Calling themselves Faces and Footprints, this collective of Afro-Colombian musicians, poets, and painters inaugurated their organization after a brutal massacre of athletes and artists in the Punta del Este community of Buenaventura. One of the artists describes with horror the kidnapping and dismemberment of the young community leaders of this neighborhood. 

“We decided we must find a way to resist,” says one of the founders of the collective, “We use music, art, poetry, hip-hop and dance. Our goal is to show the young people of our city that there are better people to admire than the guerillas, gangsters, and paramilitaries who run our town. We resist. We resist the violence. We fight for peace. We call on the pride we have in our ancestors who were once enslaved but who built this city. This is our home, and we want a brighter future — a future free of femicide, of racial injustice, of displacement. We don’t believe that is too much to ask.”

Two of the artists treat us to spontaneous performances — a spoken-word tribute to the Afro-Colombians who resisted slavery and subjugation, and a rhythmic verse calling for peace and justice. The members of Faces and Footprints are leading an outreach effort to elementary aged children in Buenaventura, employing audio-visual tools to teach children about their right to live in peace and free from fear. 

Invoking the legacy of deceased Colombian Bishop Gerardo Valencia Cano, whose life’s work centered around inclusion and justice for Afro-descent communities in the Pacific Coast of Colombia, the members of Faces and Footprints express their hope for a future free of the cycles of violence and poverty that have undermined opportunity in Buenaventura.

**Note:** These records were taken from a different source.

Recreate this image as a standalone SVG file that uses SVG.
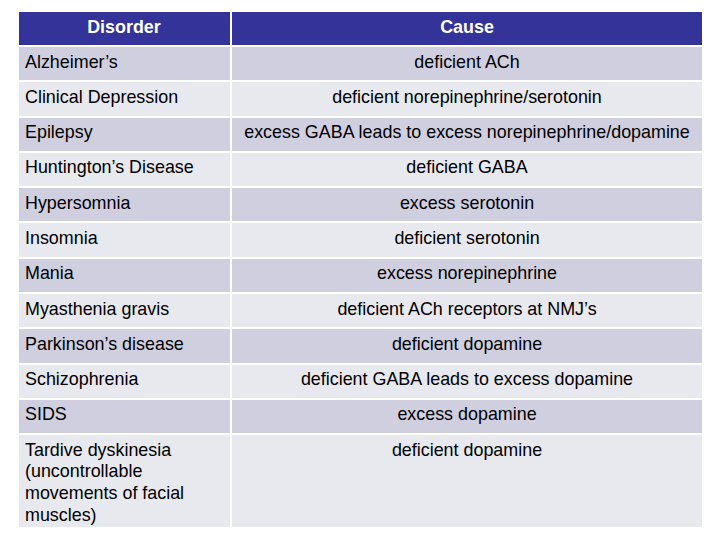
<svg xmlns="http://www.w3.org/2000/svg" width="720" height="540" viewBox="0 0 720 540">
<style>
.h{fill:#333399}.a{fill:#CFCFE0}.b{fill:#E8E8EF}
text{font-family:"Liberation Sans",Arial,sans-serif;font-size:17.9px;fill:#000}
.ht{fill:#fff;font-weight:bold;text-anchor:middle}
.c{text-anchor:middle}
</style>
<rect width="720" height="540" fill="#fff"/>
<g id="header">
<rect class="h" x="19" y="12" width="211" height="33"/><rect class="h" x="232" y="12" width="470" height="33"/>
<text class="ht" x="124" y="33">Disorder</text><text class="ht" x="467" y="33">Cause</text>
</g>
<g id="rows">
<rect class="a" x="19" y="47" width="211" height="33"/><rect class="a" x="232" y="47" width="470" height="33"/>
<rect class="b" x="19" y="82" width="211" height="34"/><rect class="b" x="232" y="82" width="470" height="34"/>
<rect class="a" x="19" y="118" width="211" height="33"/><rect class="a" x="232" y="118" width="470" height="33"/>
<rect class="b" x="19" y="153" width="211" height="33"/><rect class="b" x="232" y="153" width="470" height="33"/>
<rect class="a" x="19" y="188" width="211" height="33"/><rect class="a" x="232" y="188" width="470" height="33"/>
<rect class="b" x="19" y="223" width="211" height="34"/><rect class="b" x="232" y="223" width="470" height="34"/>
<rect class="a" x="19" y="259" width="211" height="33"/><rect class="a" x="232" y="259" width="470" height="33"/>
<rect class="b" x="19" y="294" width="211" height="33"/><rect class="b" x="232" y="294" width="470" height="33"/>
<rect class="a" x="19" y="329" width="211" height="34"/><rect class="a" x="232" y="329" width="470" height="34"/>
<rect class="b" x="19" y="365" width="211" height="33"/><rect class="b" x="232" y="365" width="470" height="33"/>
<rect class="a" x="19" y="400" width="211" height="33"/><rect class="a" x="232" y="400" width="470" height="33"/>
<rect class="b" x="19" y="435" width="211" height="92"/><rect class="b" x="232" y="435" width="470" height="92"/>
</g>
<g id="text">
<text x="25" y="68">Alzheimer’s</text><text class="c" x="467" y="68">deficient ACh</text>
<text x="25" y="103">Clinical Depression</text><text class="c" x="467" y="103">deficient norepinephrine/serotonin</text>
<text x="25" y="138">Epilepsy</text><text class="c" x="467" y="138">excess GABA leads to excess norepinephrine/dopamine</text>
<text x="25" y="173">Huntington’s Disease</text><text class="c" x="467" y="173">deficient GABA</text>
<text x="25" y="209">Hypersomnia</text><text class="c" x="467" y="209">excess serotonin</text>
<text x="25" y="244">Insomnia</text><text class="c" x="467" y="244">deficient serotonin</text>
<text x="25" y="279">Mania</text><text class="c" x="467" y="279">excess norepinephrine</text>
<text x="25" y="315">Myasthenia gravis</text><text class="c" x="467" y="315">deficient ACh receptors at NMJ’s</text>
<text x="25" y="350">Parkinson’s disease</text><text class="c" x="467" y="350">deficient dopamine</text>
<text x="25" y="385">Schizophrenia</text><text class="c" x="467" y="385">deficient GABA leads to excess dopamine</text>
<text x="25" y="420">SIDS</text><text class="c" x="467" y="420">excess dopamine</text>
<text x="25" y="456">Tardive dyskinesia</text><text x="25" y="477">(uncontrollable</text><text x="25" y="499">movements of facial</text><text x="25" y="521">muscles)</text>
<text class="c" x="467" y="456">deficient dopamine</text>
</g>
</svg>
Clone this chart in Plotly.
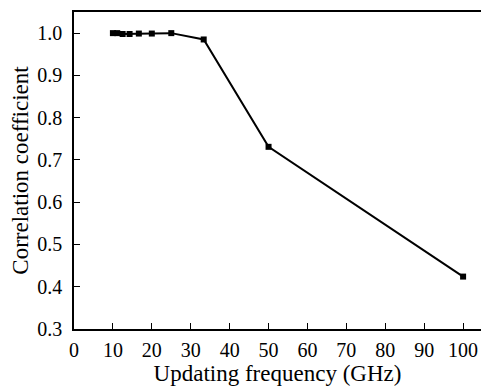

They struggle for a Buenaventura where their voices are valued, where they are free from the horror of massacres and targeted assassinations, and liberated from the constant encroachment of government-sponsored development projects that would likewise leave their communities disenfranchised and homeless. 

“We seek to give voice to our reality,” says another founder of the group, a young woman in her late 20s.

Their mission strikes me as particularly important in the climate of fear created by the armed groups here, where assassinations, disappearances, and campaigns of terror have produced spaces of strained and bitter silence.

* Their names have been changed for their protection.